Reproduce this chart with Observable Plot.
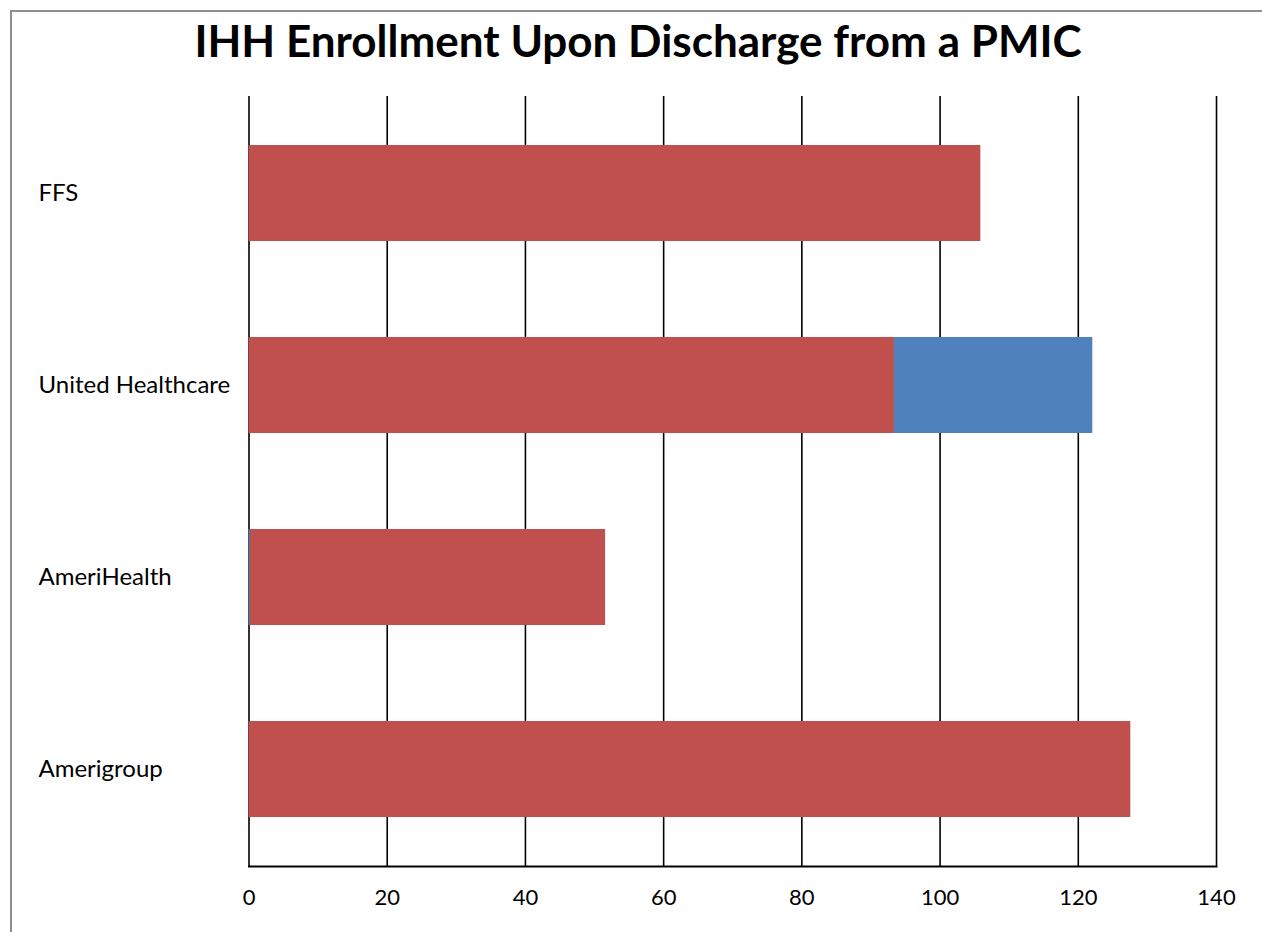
<!DOCTYPE html>
<html>
<head>
<meta charset="utf-8">
<script src="https://cdn.jsdelivr.net/npm/d3@7"></script>
<script src="https://cdn.jsdelivr.net/npm/@observablehq/plot@0.6"></script>
<style>
  html, body { margin: 0; padding: 0; background: #fff; overflow: hidden; }
  #wrap { position: relative; width: 1262px; height: 932px; overflow: hidden; font-family: Lato, "Open Sans", sans-serif; }
  #frame { position: absolute; left: 10px; top: 10px; width: 1400px; height: 1000px; border: 2px solid #8e8e8e; box-sizing: border-box; }
  #title { position: absolute; left: 0; top: 15px; width: 1276px; text-align: center; font-size: 44px; font-weight: bold; color: #000; line-height: 50px; white-space: nowrap; }
  #chart { position: absolute; left: 0; top: 86px; }
</style>
</head>
<body>
<div id="wrap">
  <div id="frame"></div>
  <div id="title">IHH Enrollment Upon Discharge from a PMIC</div>
  <div id="chart"></div>
</div>
<script>
const categories = ["FFS", "United Healthcare", "AmeriHealth", "Amerigroup"];
const blueLeadValues = [0, 0, 0.2, 0];
const redValues = [105.9, 93.4, 51.4, 127.6];
const blueValues = [0, 28.7, 0, 0];
const xTicks = [0, 20, 40, 60, 80, 100, 120, 140];

const RED = "#C0504D";
const BLUE = "#4F81BD";

const rows = [];
categories.forEach((c, i) => {
  rows.push({cat: c, series: "lead", value: blueLeadValues[i]});
  rows.push({cat: c, series: "red", value: redValues[i]});
  rows.push({cat: c, series: "blue", value: blueValues[i]});
});

const chart = Plot.plot({
  width: 1262,
  height: 846,
  marginTop: 10,
  marginBottom: 66,
  marginLeft: 248.5,
  marginRight: 46,
  style: {fontFamily: "Lato, 'Open Sans', sans-serif", fontSize: "22px", color: "#000", background: "transparent"},
  x: {domain: [0, 140], ticks: xTicks},
  y: {domain: categories, paddingInner: 0.5, paddingOuter: 0.25},
  color: {domain: ["lead", "red", "blue"], range: [BLUE, RED, BLUE]},
  marks: [
    Plot.ruleX(xTicks, {stroke: "#000", strokeWidth: 1.6}),
    Plot.barX(rows, Plot.stackX({x: "value", y: "cat", fill: "series", order: null})),
    Plot.frame({anchor: "bottom", stroke: "#000", strokeWidth: 2}),
    Plot.axisX(xTicks, {tickSize: 0, tickPadding: 23, label: null, fontSize: 22}),
    Plot.axisY({tickSize: 0, textAnchor: "start", dx: -201.5, label: null, fontSize: 24})
  ]
});
document.getElementById("chart").appendChild(chart);
</script>
</body>
</html>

AIM OF THE TASK
Working from the lines above, reproduce the material exactly and exclude its pictures.

EXPECTED OUTPUT
Reproduce this chart with Observable Plot.
<!DOCTYPE html>
<html>
<head>
<meta charset="utf-8">
<script src="https://cdn.jsdelivr.net/npm/d3@7"></script>
<script src="https://cdn.jsdelivr.net/npm/@observablehq/plot@0.6"></script>
<style>
  html, body { margin: 0; padding: 0; background: #fff; overflow: hidden; }
  #wrap { position: relative; width: 1262px; height: 932px; overflow: hidden; font-family: Lato, "Open Sans", sans-serif; }
  #frame { position: absolute; left: 10px; top: 10px; width: 1400px; height: 1000px; border: 2px solid #8e8e8e; box-sizing: border-box; }
  #title { position: absolute; left: 0; top: 15px; width: 1276px; text-align: center; font-size: 44px; font-weight: bold; color: #000; line-height: 50px; white-space: nowrap; }
  #chart { position: absolute; left: 0; top: 86px; }
</style>
</head>
<body>
<div id="wrap">
  <div id="frame"></div>
  <div id="title">IHH Enrollment Upon Discharge from a PMIC</div>
  <div id="chart"></div>
</div>
<script>
const categories = ["FFS", "United Healthcare", "AmeriHealth", "Amerigroup"];
const blueLeadValues = [0, 0, 0.2, 0];
const redValues = [105.9, 93.4, 51.4, 127.6];
const blueValues = [0, 28.7, 0, 0];
const xTicks = [0, 20, 40, 60, 80, 100, 120, 140];

const RED = "#C0504D";
const BLUE = "#4F81BD";

const rows = [];
categories.forEach((c, i) => {
  rows.push({cat: c, series: "lead", value: blueLeadValues[i]});
  rows.push({cat: c, series: "red", value: redValues[i]});
  rows.push({cat: c, series: "blue", value: blueValues[i]});
});

const chart = Plot.plot({
  width: 1262,
  height: 846,
  marginTop: 10,
  marginBottom: 66,
  marginLeft: 248.5,
  marginRight: 46,
  style: {fontFamily: "Lato, 'Open Sans', sans-serif", fontSize: "22px", color: "#000", background: "transparent"},
  x: {domain: [0, 140], ticks: xTicks},
  y: {domain: categories, paddingInner: 0.5, paddingOuter: 0.25},
  color: {domain: ["lead", "red", "blue"], range: [BLUE, RED, BLUE]},
  marks: [
    Plot.ruleX(xTicks, {stroke: "#000", strokeWidth: 1.6}),
    Plot.barX(rows, Plot.stackX({x: "value", y: "cat", fill: "series", order: null})),
    Plot.frame({anchor: "bottom", stroke: "#000", strokeWidth: 2}),
    Plot.axisX(xTicks, {tickSize: 0, tickPadding: 23, label: null, fontSize: 22}),
    Plot.axisY({tickSize: 0, textAnchor: "start", dx: -201.5, label: null, fontSize: 24})
  ]
});
document.getElementById("chart").appendChild(chart);
</script>
</body>
</html>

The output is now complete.